Canada's unemployment rate falls for first time since recession

Discussion in 'Economics' started by Kassz007, Oct 9, 2009.

  1. Good news. But Canadian interest rates are way too low. Housing could easily bubble this year, if it hasn't already. 20-50% appreciation across non-oil patch markets in 8 years, is disconcerting. Consumer credit grew some ~50 Billion. Bullish for short-term demand. But it can't last.
  2. Canadians can't raise interest rates, due to dollar weakness. Canadians favor a weaker currency.
  3. I beg to differ. If the unemployment trend can continue to improve, mortgages will still be paid off which will keep the excess inventory down. We saw depreciation this year, albeit slight. Banks are much smarter with regards to who they give mortgages to up here.
  4. Indeed. We need the Fed to raise first. I suspect BOC will raise at the same time and in the same proportion.
  5. Which is why its troubling. Canada has tied its fate to America, and by proxy, China.

    Rate hikes are unlikely. So we'll import American inflation - and future bubbles - by printing.
  6. A lot of central banks are in that position, could you imagine the dollar destruction with the ECB raising rates before the US.
  7. We either get big inflation or a housing crash.

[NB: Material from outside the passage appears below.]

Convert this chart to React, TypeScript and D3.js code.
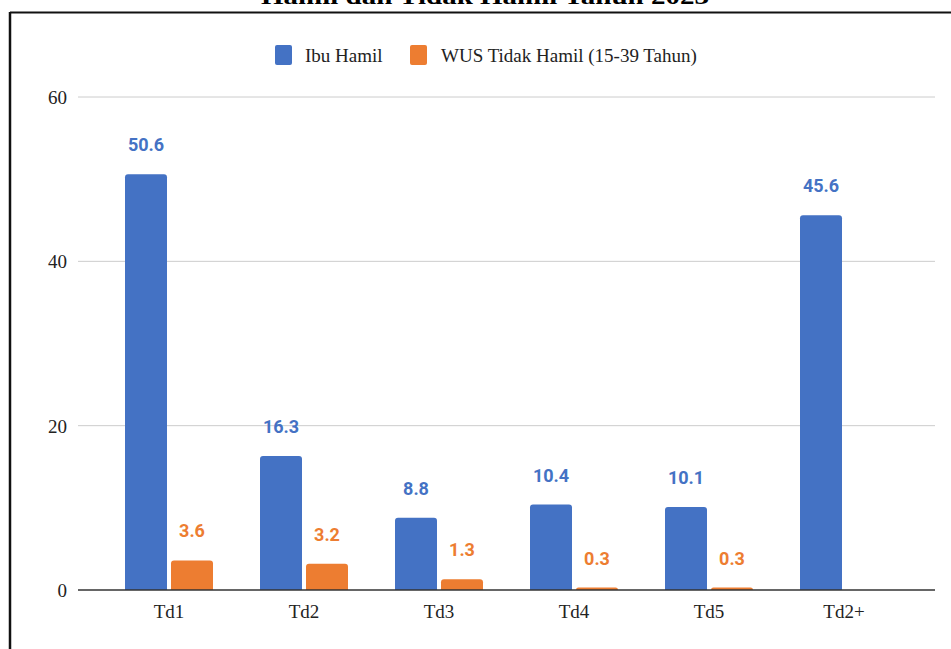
import React from "react";
import * as d3 from "d3";

const categories = ["Td1", "Td2", "Td3", "Td4", "Td5", "Td2+"];
const ibuHamil = [50.6, 16.3, 8.8, 10.4, 10.1, 45.6];
const wusTidakHamil: (number | null)[] = [3.6, 3.2, 1.3, 0.3, 0.3, null];
const yTicks = [0, 20, 40, 60];
const seriesNames = ["Ibu Hamil", "WUS Tidak Hamil (15-39 Tahun)"];
const titleText = "Hamil dan Tidak Hamil Tahun 2023";

const W = 951;
const H = 649;
const BLUE = "#4472C4";
const ORANGE = "#ED7D31";
const SERIF = "'Liberation Serif', 'Times New Roman', serif";
const SANS = "Roboto, 'Noto Sans', sans-serif";

// rect with rounded top corners only
function topRounded(x: number, y: number, w: number, h: number, r: number) {
  if (h <= 0) return "";
  const rr = Math.min(r, h, w / 2);
  return `M${x},${y + h}V${y + rr}Q${x},${y} ${x + rr},${y}H${x + w - rr}Q${x + w},${y} ${x + w},${y + rr}V${y + h}Z`;
}

export default function App() {
  const x = d3.scaleBand<string>().domain(categories).range([101.5, 911.5]);
  const y = d3.scaleLinear().domain([0, 60]).range([590, 97]);
  const barW = 42;
  const gap = 4;
  const gridX0 = 78;
  const gridX1 = 935;

  const series = [
    { name: seriesNames[0], values: ibuHamil as (number | null)[], color: BLUE, offset: -gap / 2 - barW },
    { name: seriesNames[1], values: wusTidakHamil, color: ORANGE, offset: gap / 2 },
  ];

  return (
    <svg
      width={W}
      height={H}
      style={{ position: "absolute", left: 0, top: 0, background: "#fff" }}
    >
      <rect x={0} y={0} width={W} height={H} fill="#fff" />
      {/* title (second line, partly above the frame) */}
      <text
        x={485}
        y={4}
        textAnchor="middle"
        fontFamily={SERIF}
        fontWeight="bold"
        fontSize={23}
        textLength={448}
        lengthAdjust="spacingAndGlyphs"
        fill="#000"
      >
        {titleText}
      </text>
      {/* frame */}
      <line x1={10} x2={W} y1={12.5} y2={12.5} stroke="#111" strokeWidth={2} />
      <line x1={10} x2={10} y1={12} y2={H} stroke="#111" strokeWidth={2.5} />

      {/* legend */}
      <g fontFamily={SERIF} fontSize={19} fill="#222">
        <rect x={275} y={45} width={17} height={20} rx={2} fill={BLUE} />
        <text x={305} y={62}>{seriesNames[0]}</text>
        <rect x={410} y={45} width={17} height={20} rx={2} fill={ORANGE} />
        <text x={441} y={62}>{seriesNames[1]}</text>
      </g>

      {/* grid + y ticks */}
      {yTicks.map((t) => (
        <g key={t}>
          {t !== 0 && (
            <line x1={gridX0} x2={gridX1} y1={y(t)} y2={y(t)} stroke="#cccccc" strokeWidth={1} />
          )}
          <text
            x={67}
            y={y(t) + 7}
            textAnchor="end"
            fontFamily={SERIF}
            fontSize={19}
            fill="#222"
          >
            {t}
          </text>
        </g>
      ))}

      {/* bars */}
      {series.map((s) =>
        categories.map((c, i) => {
          const v = s.values[i];
          if (v == null) return null;
          const cx = (x(c) as number) + x.bandwidth() / 2;
          const bx = cx + s.offset;
          const by = y(v);
          return (
            <g key={s.name + c}>
              <path d={topRounded(bx, by, barW, y(0) - by, 3)} fill={s.color} />
              <text
                x={bx + barW / 2}
                y={by - 23}
                textAnchor="middle"
                fontFamily={SANS}
                fontWeight="bold"
                fontSize={18}
                fill={s.color}
              >
                {v.toFixed(1)}
              </text>
            </g>
          );
        })
      )}

      {/* baseline */}
      <line x1={gridX0} x2={gridX1} y1={y(0)} y2={y(0)} stroke="#333" strokeWidth={1.5} />

      {/* x labels */}
      {categories.map((c) => (
        <text
          key={c}
          x={(x(c) as number) + x.bandwidth() / 2}
          y={618}
          textAnchor="middle"
          fontFamily={SERIF}
          fontSize={19}
          fill="#222"
        >
          {c}
        </text>
      ))}
    </svg>
  );
}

    Sure housing and consumer credit are doing great - at 0.25% interest rates! What happens to demand when BAC raises 2 or 300 basis points? Cost of carry will go up 50%, for most buyers. Yea, lending standards are better. Homes are still overvalued.

    If we don't raise, gas will go back to 1.50$. Catch 22. Between a rock and hard place. Just like the FED.
  8. This is why new free trade deals like the one signed with the EU this year are so important. The process has begun to diversify away from the USA but the quicker it happens the better.
  9. Yep. Everyone is waiting on the Fed (except Australia apparently).